The Central Bank of Nigeria (CBN) and Deposit Money Banks (DMBs) in the country have initiated a special fund to provide low-interest, long-term financing for the music, movies, fashion and Information Technology (IT) sector.

The decision to stimulate these sectors through special funding was reached at the Bankers’ Committee meeting, held at the CBN headquarters, in Abuja, yesterday.

CBN’s Director of Banking Supervision, Mr. Ahmed Abdullahi, who briefed the press along with other CBN Directors and some banks’ Managing Directors (MDs), said CBN and DMBs are undertaking the initiative to accelerate Gross Domestic Product (GDP) growth rate, create massive employment opportunities and reduce poverty in the country. He also revealed that the nation’s foreign reserve had reached a new level of $43 billion.

Abdullahi said: “We have stability in the foreign exchange market, our reserves are over $43 billion as we speak.

“What is more for us, the forecast for 2019 may look good because the United States Federal Reserve Bank is likely to moderate rate.   They have already said that they are not going to hike rate.   That is very good for Emerging Markets.   That means that the dollar is not going to strengthen against our currency. The initiative will help grow our GDP.   It is going to help create jobs and help reduce poverty.”

On how to implement the initiative, MD of Access Bank, Mr. Herbert Wigwe, said it would be implemented through the provision of various infrastructure and shared facilities, across special hubs for the identified sub-sectors.
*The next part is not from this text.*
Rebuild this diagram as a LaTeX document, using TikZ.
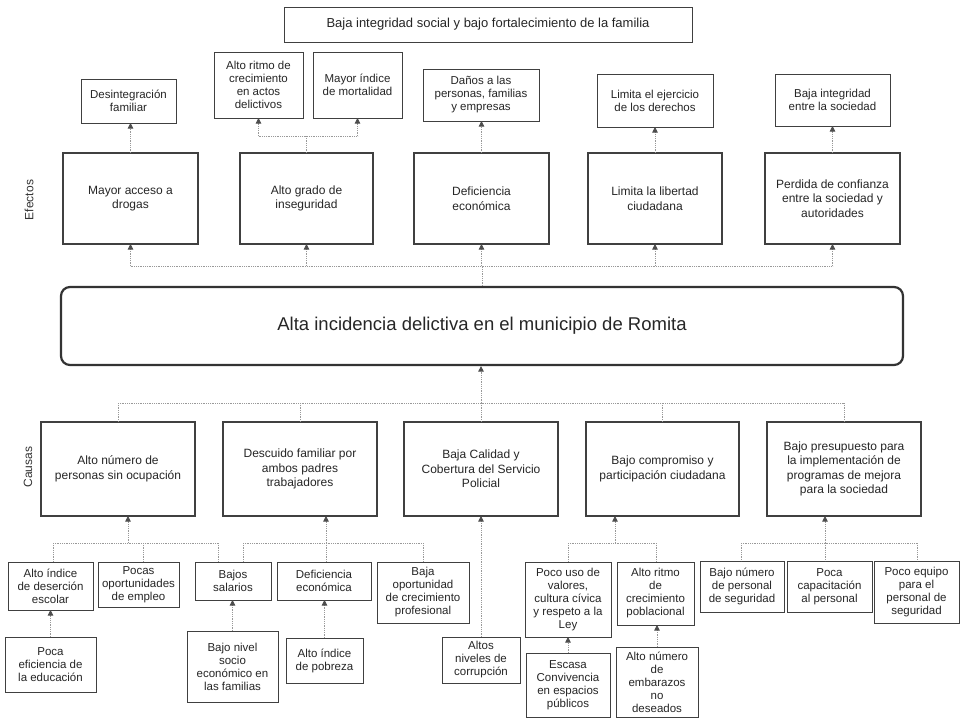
\documentclass[tikz,border=0pt]{standalone}
\usepackage{fontspec}
\setmainfont{Liberation Sans}
\usetikzlibrary{arrows.meta}
\begin{document}
\begin{tikzpicture}[x=1pt,y=-1pt,
  box/.style={draw=black!75, line width=0.9pt, fill=white, align=center, inner sep=0pt, outer sep=0pt, text=black!85, font=\fontsize{11.5}{13}\selectfont},
  bigbox/.style={box, line width=1.5pt, font=\fontsize{12}{14.5}\selectfont},
  sidelabel/.style={rotate=90, text=black!80, font=\fontsize{12}{14}\selectfont},
  conn/.style={draw=black!40, line width=0.8pt, densely dotted},
  arr/.style={conn, -{Triangle[length=5.5pt,width=5.5pt,color=black!70]}},
]
\fill[white] (0,0) rectangle (960,718);
\useasboundingbox (0,0) rectangle (960,718);

% top
\node[box, line width=1pt, minimum width=408pt, minimum height=35pt, font=\fontsize{13}{15}\selectfont] (top) at (488,24.5) {Baja integridad social y bajo fortalecimiento de la familia};

% effect sub boxes
\node[box, minimum width=95pt, minimum height=44pt] (e1s) at (128.5,101) {Desintegración\\familiar};
\node[box, minimum width=89pt, minimum height=66pt] (e2a) at (258.5,85) {Alto ritmo de\\crecimiento\\en actos\\delictivos};
\node[box, minimum width=89pt, minimum height=66pt] (e2b) at (357.5,85) {Mayor índice\\de mortalidad};
\node[box, minimum width=116pt, minimum height=52pt] (e3s) at (481,95) {Daños a las\\personas, familias\\y empresas};
\node[box, minimum width=116pt, minimum height=53pt] (e4s) at (655,100.5) {Limita el ejercicio\\de los derechos};
\node[box, minimum width=115pt, minimum height=52pt] (e5s) at (832.5,100) {Baja integridad\\entre la sociedad};

% effects
\node[bigbox, minimum width=135pt, minimum height=91pt] (e1) at (130.5,198.5) {Mayor acceso a\\drogas};
\node[bigbox, minimum width=133pt, minimum height=91pt] (e2) at (306.5,198.5) {Alto grado de\\inseguridad};
\node[bigbox, minimum width=135pt, minimum height=91pt] (e3) at (481.5,198.5) {Deficiencia\\económica};
\node[bigbox, minimum width=134pt, minimum height=91pt] (e4) at (655,198.5) {Limita la libertad\\ciudadana};
\node[bigbox, minimum width=135pt, minimum height=91pt] (e5) at (832.5,198.5) {Perdida de confianza\\entre la sociedad y\\autoridades};

\node[sidelabel] (lefe) at (29,200) {Efectos};
\node[sidelabel] (lcau) at (28,467) {Causas};

% main problem
\node[draw=black!80, line width=2.2pt, rounded corners=9pt, fill=white, minimum width=842pt, minimum height=78pt, inner sep=0pt, text=black!85, font=\fontsize{18.5}{22}\selectfont] (main) at (482,326) {Alta incidencia delictiva en el municipio de Romita};

% causes
\node[bigbox, minimum width=154pt, minimum height=94pt] (c1) at (118,469) {Alto número de\\personas sin ocupación};
\node[bigbox, minimum width=154pt, minimum height=94pt] (c2) at (300,469) {Descuido familiar por\\ambos padres\\trabajadores};
\node[bigbox, minimum width=154pt, minimum height=94pt] (c3) at (481,469) {Baja Calidad y\\Cobertura del Servicio\\Policial};
\node[bigbox, minimum width=153pt, minimum height=94pt] (c4) at (662.5,469) {Bajo compromiso y\\participación ciudadana};
\node[bigbox, minimum width=154pt, minimum height=94pt] (c5) at (844,469) {Bajo presupuesto para\\la implementación de\\programas de mejora\\para la sociedad};

% sub causes row 1
\node[box, minimum width=85pt, minimum height=48pt] (s1) at (50.5,586) {Alto índice\\de deserción\\escolar};
\node[box, minimum width=81pt, minimum height=45pt] (s2) at (138.5,584.5) {Pocas\\oportunidades\\de empleo};
\node[box, minimum width=76pt, minimum height=38pt] (s3) at (233,581) {Bajos\\salarios};
\node[box, minimum width=94pt, minimum height=38pt] (s4) at (324,581) {Deficiencia\\económica};
\node[box, minimum width=92pt, minimum height=61pt] (s5) at (423,592.5) {Baja\\oportunidad\\de crecimiento\\profesional};
\node[box, minimum width=86pt, minimum height=75pt] (s6) at (568,599.5) {Poco uso de\\valores,\\cultura cívica\\y respeto a la\\Ley};
\node[box, minimum width=77pt, minimum height=63pt] (s7) at (655.5,593.5) {Alto ritmo\\de\\crecimiento\\poblacional};
\node[box, minimum width=84pt, minimum height=51pt] (s8) at (742,586.5) {Bajo número\\de personal\\de seguridad};
\node[box, minimum width=85pt, minimum height=51pt] (s9) at (829.5,586.5) {Poca\\capacitación\\al personal};
\node[box, minimum width=85pt, minimum height=62pt] (s10) at (916.5,592) {Poco equipo\\para el\\personal de\\seguridad};

% sub causes row 2
\node[box, minimum width=91pt, minimum height=55pt] (t1) at (50.5,664.5) {Poca\\eficiencia de\\la educación};
\node[box, minimum width=91pt, minimum height=71pt] (t2) at (232.5,666.5) {Bajo nivel\\socio\\económico en\\las familias};
\node[box, minimum width=77pt, minimum height=45pt] (t3) at (324.5,660.5) {Alto índice\\de pobreza};
\node[box, minimum width=78pt, minimum height=46pt] (t4) at (481,660) {Altos\\niveles de\\corrupción};
\node[box, minimum width=84pt, minimum height=64pt] (t5) at (568,685) {Escasa\\Convivencia\\en espacios\\públicos};
\node[box, minimum width=82pt, minimum height=70pt] (t6) at (657,682) {Alto número\\de\\embarazos\\no\\deseados};

% ---- connectors: effects
\coordinate (ej) at (482,266);
\draw[conn] (main.north) -- (ej);
\draw[conn] (ej -| e1.south) -- (ej -| e5.south);
\foreach \n in {e1,e2,e3,e4,e5} { \draw[arr] (ej -| \n.south) -- (\n.south); }

\draw[arr] (e1.north) -- (e1.north |- e1s.south);
\coordinate (ek) at (306.5,136);
\draw[conn] (e2.north) -- (ek);
\draw[conn] (ek -| e2a.south) -- (ek -| e2b.south);
\draw[arr] (ek -| e2a.south) -- (e2a.south);
\draw[arr] (ek -| e2b.south) -- (e2b.south);
\draw[arr] (e3.north) -- (e3.north |- e3s.south);
\draw[arr] (e4.north) -- (e4.north |- e4s.south);
\draw[arr] (e5.north) -- (e5.north |- e5s.south);

% ---- connectors: causes
\coordinate (cj) at (481,403);
\draw[arr] (cj) -- (cj |- main.south);
\draw[conn] (cj -| c1.north) -- (cj -| c5.north);
\foreach \n in {c1,c2,c3,c4,c5} { \draw[conn] (cj -| \n.north) -- (\n.north); }

% group c1
\coordinate (g1) at (128,543);
\coordinate (g1a) at (53,543);
\coordinate (g1b) at (143,543);
\coordinate (g1c) at (218,543);
\draw[arr] (g1) -- (g1 |- c1.south);
\draw[conn] (g1a) -- (g1c);
\draw[conn] (g1a) -- (g1a |- s1.north);
\draw[conn] (g1b) -- (g1b |- s2.north);
\draw[conn] (g1c) -- (g1c |- s3.north);

% group c2
\coordinate (g2) at (326,543);
\coordinate (g2a) at (243,543);
\coordinate (g2c) at (423,543);
\draw[arr] (g2) -- (g2 |- c2.south);
\draw[conn] (g2a) -- (g2c);
\draw[conn] (g2a) -- (g2a |- s3.north);
\draw[conn] (g2) -- (g2 |- s4.north);
\draw[conn] (g2c) -- (g2c |- s5.north);

% c3
\draw[arr] (t4.north) -- (t4.north |- c3.south);

% group c4
\coordinate (g4) at (615,543);
\coordinate (g4a) at (568,543);
\coordinate (g4b) at (656,543);
\draw[arr] (g4) -- (g4 |- c4.south);
\draw[conn] (g4a) -- (g4b);
\draw[conn] (g4a) -- (g4a |- s6.north);
\draw[conn] (g4b) -- (g4b |- s7.north);

% group c5
\coordinate (g5) at (825,543);
\coordinate (g5a) at (741,543);
\coordinate (g5c) at (917,543);
\draw[arr] (g5) -- (g5 |- c5.south);
\draw[conn] (g5a) -- (g5c);
\draw[conn] (g5a) -- (g5a |- s8.north);
\draw[conn] (g5) -- (g5 |- s9.north);
\draw[conn] (g5c) -- (g5c |- s10.north);

% row 2 arrows
\draw[arr] (t1.north) -- (t1.north |- s1.south);
\draw[arr] (t2.north) -- (t2.north |- s3.south);
\draw[arr] (t3.north) -- (t3.north |- s4.south);
\draw[arr] (t5.north) -- (t5.north |- s6.south);
\draw[arr] (t6.north) -- (t6.north |- s7.south);
\end{tikzpicture}
\end{document}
His words: “The Bankers’ Committee has identified the creative and IT sectors as critical sectors to support social and inclusive growth in Nigeria.   We basically found out that the sector would generate a significant amount of employment and given how the Nigeria creative sectors has done well in Nollywood and in music, Nigeria can become the heart of tourism if that sector is handled properly.”